The nearly overwhelming volume of responsibility leaves Matz looking focused at one moment, distracted the next; tense and impatient, then enjoying a belly laugh.

"That's Michael," Jackson said. "You can tell him stuff, and he doesn't take it in. I think if it's about the horse -- and he's so focused on the horse -- and you're talking about the horse, he's listening. I don't know anybody who's more acutely aware of what's going on with a horse than Michael. His antennae are finely, finely tuned."

Matz may momentarily bristle at the demands on his time, but he has learned to compartmentalize.

"As long as they let me do my work," Matz said of all who ask something of him. "I don't think it's fair to the horses. They need peace and quiet also."

If so, they have the perfect locale at Fair Hill. The 350 acres of Maryland countryside gently rolls like a painting in a child's picture book. Horses graze lazily, encircled in mesh paddocks that dot the landscape. Immaculate barns have evocative names such as Fairy Chant and Perfect Sky. The land sits next to the 5,600-acre Fair Hill Preserve, formerly a foxhunting estate. The environment is a far cry from the rumble of car noise on the asphalt perimeter of the Pimlico stakes barn.

While dealing with his own pressures, Matz has attempted to cradle Barbaro in this cocoon of tranquility since the horse took the 10-hour van ride back to Maryland from Churchill Downs two days after the Derby. While the first Preakness horse arrived at Pimlico on Tuesday night, Barbaro will be held back until Friday morning, and if arriving race day weren't such a logistics nightmare, he might have done that.

Rest and mental health were as important as speed and fitness in getting Barbaro to the finish line first at Churchill Downs, according to Matz. Much was made of the five-week span between the horse's final prep race, the Florida Derby on April 1, and the Kentucky Derby. And there was an eight-week gap between races before that.
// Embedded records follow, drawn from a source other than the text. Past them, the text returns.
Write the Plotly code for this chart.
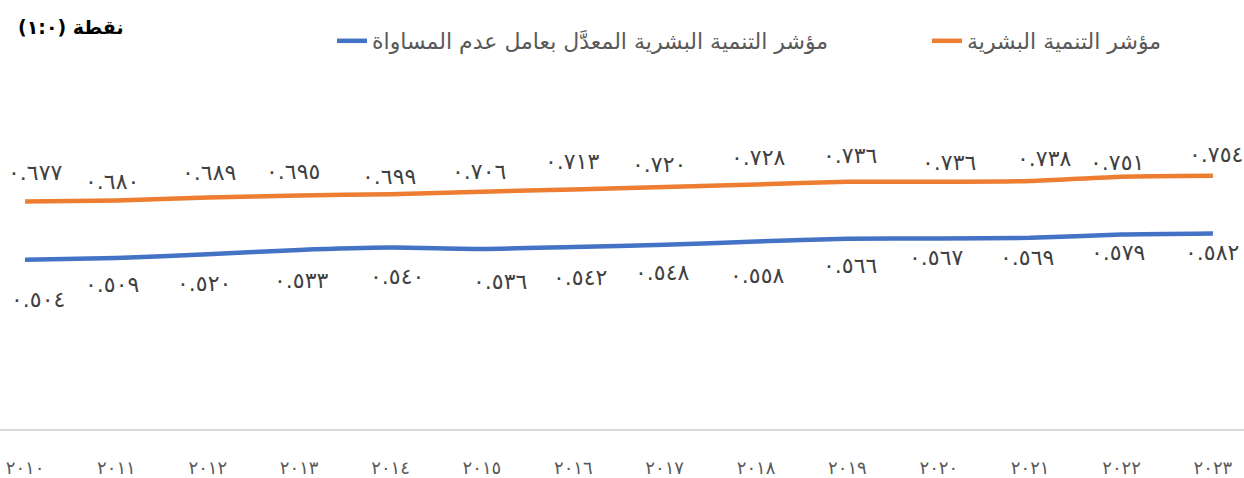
import plotly.graph_objects as go

years = list(range(2010, 2024))
hdi = [0.677, 0.680, 0.689, 0.695, 0.699, 0.706, 0.713, 0.720, 0.728, 0.736, 0.736, 0.738, 0.751, 0.754]
ihdi = [0.504, 0.509, 0.520, 0.533, 0.540, 0.536, 0.542, 0.548, 0.558, 0.566, 0.567, 0.569, 0.579, 0.582]
name_hdi = "مؤشر التنمية البشرية"
name_ihdi = "مؤشر التنمية البشرية المعدَّل بعامل عدم المساواة"
title_word = "نقطة"
title_scale = "(١:٠)"

# label offsets (px) as placed in the original chart
hdi_dx = [10, -4, 1, -6, -2, -3, -1, -6, 2, 3, 10, 14, -5, 3]
hdi_dy = [29, 19, 25, 24, 18, 20, 28, 23, 27, 26, 19, 23, 14, 21]
ihdi_dx = [13, -4, -4, 2, 6, 18, 7, -3, 1, 3, -3, -3, -4, -1]
ihdi_dy = [-40, -27, -29, -31, -29, -33, -31, -28, -34, -27, -19, -20, -18, -19]

AR = str.maketrans("0123456789", "٠١٢٣٤٥٦٧٨٩")


def ar(s):
    return str(s).translate(AR)


cats = [ar(y) for y in years]
ORANGE = "#ED7D31"
BLUE = "#4472C4"
FONT = "DejaVu Sans, Noto Sans, sans-serif"
W, H = 1244, 478

fig = go.Figure()
fig.add_trace(go.Scatter(x=cats, y=ihdi, name=name_ihdi, mode="lines", legend="legend",
                         line=dict(color=BLUE, width=4.5, shape="spline", smoothing=0.6)))
fig.add_trace(go.Scatter(x=cats, y=hdi, name=name_hdi, mode="lines", legend="legend2",
                         line=dict(color=ORANGE, width=4.5, shape="spline", smoothing=0.6)))

ann = []
for c, v, dx, dy in zip(cats, hdi, hdi_dx, hdi_dy):
    ann.append(dict(x=c, y=v, text=ar(f"{v:.3f}"), showarrow=False, xshift=dx, yshift=dy,
                    font=dict(family=FONT, size=22, color="#404040")))
for c, v, dx, dy in zip(cats, ihdi, ihdi_dx, ihdi_dy):
    ann.append(dict(x=c, y=v, text=ar(f"{v:.3f}"), showarrow=False, xshift=dx, yshift=dy,
                    font=dict(family=FONT, size=22, color="#404040")))

# visual order as in the original: scale in brackets on the left, word on the right
title_text = "\u200E" + title_scale + "\u200E " + title_word

leg_font = dict(family=FONT, size=22, color="#595959")
fig.update_layout(
    width=W, height=H,
    margin=dict(l=0, r=0, t=93, b=49, autoexpand=False),
    paper_bgcolor="white", plot_bgcolor="white",
    font=dict(family=FONT, color="#595959"),
    title=dict(text="<b>" + title_text + "</b>", x=18 / W, xanchor="left", xref="paper",
               y=1 - 27 / H, yanchor="middle", yref="container",
               font=dict(family=FONT, size=19, color="#000000")),
    legend=dict(orientation="h", x=834 / W, xanchor="right", y=1 - 41 / H, yanchor="middle",
                xref="paper", yref="container", font=leg_font, bgcolor="rgba(0,0,0,0)"),
    legend2=dict(orientation="h", x=1167 / W, xanchor="right", y=1 - 41 / H, yanchor="middle",
                 xref="paper", yref="container", font=leg_font, bgcolor="rgba(0,0,0,0)"),
    xaxis=dict(type="category", range=[-0.274, 13.34], showgrid=False, showline=True,
               linecolor="#D9D9D9", linewidth=1.5, ticks="", zeroline=False, automargin=False,
               tickfont=dict(family=FONT, size=18, color="#595959"), ticklabelstandoff=22),
    yaxis=dict(range=[0, 1], visible=False, showgrid=False, zeroline=False),
    annotations=ann,
    showlegend=True,
)

fig.write_html("out.html", config={"displayModeBar": False},
               post_script="document.body.style.margin='0';")
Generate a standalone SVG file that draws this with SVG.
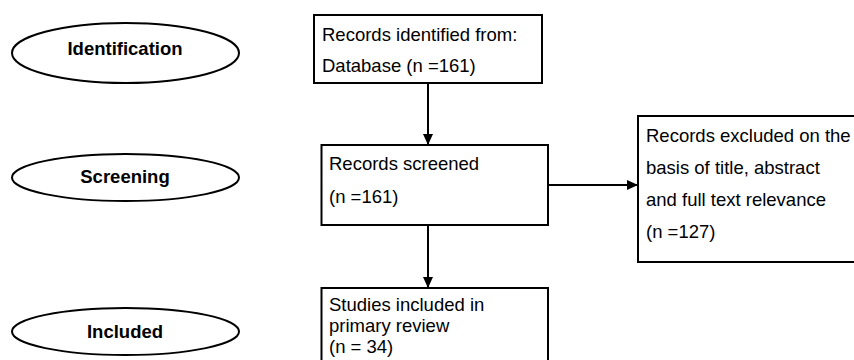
<svg xmlns="http://www.w3.org/2000/svg" width="854" height="360" viewBox="0 0 854 360">
<defs>
<marker id="arr" markerWidth="11" markerHeight="10" refX="11" refY="5" orient="auto" markerUnits="userSpaceOnUse">
<path d="M0,0 L11,5 L0,10 Z" fill="#000"/>
</marker>
<style>
.stage{fill:#fff;stroke:#000;stroke-width:2}
.box{fill:#fff;stroke:#000;stroke-width:2}
.lbl{font-family:"Liberation Sans",Arial,sans-serif;font-size:18.5px;font-weight:bold;fill:#000;text-anchor:middle}
.txt{font-family:"Liberation Sans",Arial,sans-serif;font-size:18.5px;fill:#000}
.con{stroke:#000;stroke-width:2;fill:none}
</style>
</defs>
<rect width="854" height="360" fill="#fff"/>
<g id="identification">
<ellipse class="stage" cx="125.5" cy="53" rx="113.5" ry="30"/>
<text class="lbl" x="125" y="55">Identification</text>
</g>
<g id="screening">
<ellipse class="stage" cx="125.5" cy="177.5" rx="113.5" ry="23.5"/>
<text class="lbl" x="125" y="183">Screening</text>
</g>
<g id="included">
<ellipse class="stage" cx="125.5" cy="331.5" rx="113.5" ry="23.5"/>
<text class="lbl" x="125" y="338">Included</text>
</g>
<g id="records-identified">
<rect class="box" x="314" y="15" width="228" height="68"/>
<text class="txt" x="322" y="41">Records identified from:</text>
<text class="txt" x="322" y="72">Database (n =161)</text>
</g>
<g id="records-screened">
<rect class="box" x="321.5" y="145" width="226.5" height="80"/>
<text class="txt" x="329" y="170">Records screened</text>
<text class="txt" x="329" y="203">(n =161)</text>
</g>
<g id="records-excluded">
<rect class="box" x="638" y="116" width="222" height="146"/>
<text class="txt" x="646" y="142">Records excluded on the</text>
<text class="txt" x="646" y="174">basis of title, abstract</text>
<text class="txt" x="646" y="206">and full text relevance</text>
<text class="txt" x="646" y="238">(n =127)</text>
</g>
<g id="studies-included">
<rect class="box" x="321.5" y="288" width="226.5" height="80"/>
<text class="txt" x="329" y="311">Studies included in</text>
<text class="txt" x="329" y="332">primary review</text>
<text class="txt" x="329" y="353">(n = 34)</text>
</g>
<g id="connectors">
<line class="con" x1="428" y1="83" x2="428" y2="145" marker-end="url(#arr)"/>
<line class="con" x1="548" y1="185" x2="638" y2="185" marker-end="url(#arr)"/>
<line class="con" x1="428" y1="225" x2="428" y2="288" marker-end="url(#arr)"/>
</g>
</svg>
"I got tremendously criticized for that," Matz said, still appearing to be annoyed. "We know the dates of the Triple Crown. We didn't just make a decision by the seat of our pants. We knew what the dates of all the other prep races were. We could have gone into the Fountain of Youth [March 4 at Gulfstream Park], but I wanted a fresh horse."

Barbaro went into the Kentucky Derby undefeated, having raced just five times in his career. Only one other horse in the field of 20 had run less -- his stablemate Showing Up. Matz admits the effects of racing his horse on such a widely spaced schedule and then suddenly running him two weeks apart in hugely demanding races such as the Derby and Preakness are unknown.

"I'm sure it took something out of him, but what Kentucky Derby doesn't take something out of them?" Matz said. "He's eating good; his blood was good. He's going to the track fine. I don't think anyone knows how a horse is affected with just two weeks.

"I didn't want to get a horse that maybe peaked at the Kentucky Derby and doesn't have anything left. Sometimes, a lot of these horses are raced out or burnt out by the time they get to Kentucky. I didn't want to use him up."

He still doesn't. Barbaro will not have had a timed workout between the Kentucky Derby and Preakness. Matz did nothing more than jog Barbaro when he returned from Churchill Downs, but he has stepped up the galloping this week. On Tuesday morning, Barbaro galloped 1 1/2 miles under exercise rider Peter Brette for a large group watching from the Fair Hill track's clock tower.

The day before, Matz didn't want to train until it stopped raining. In the late morning, he asked Sally Goswell, general manager at Fair Hill, if the wood-chip training track could be leveled out with a screen roller, and she obliged.

"That wasn't a problem," Goswell said. "Michael has always been great to deal with. I don't necessarily see him every day, but he just seems great to me. The guys who do the track maintenance were up here this morning, and he was talking to them. He seems to have time for everybody, but I would have to think seeing what I've seen that training Barbaro is a full-time job. People need to realize this isn't the only horse he is training."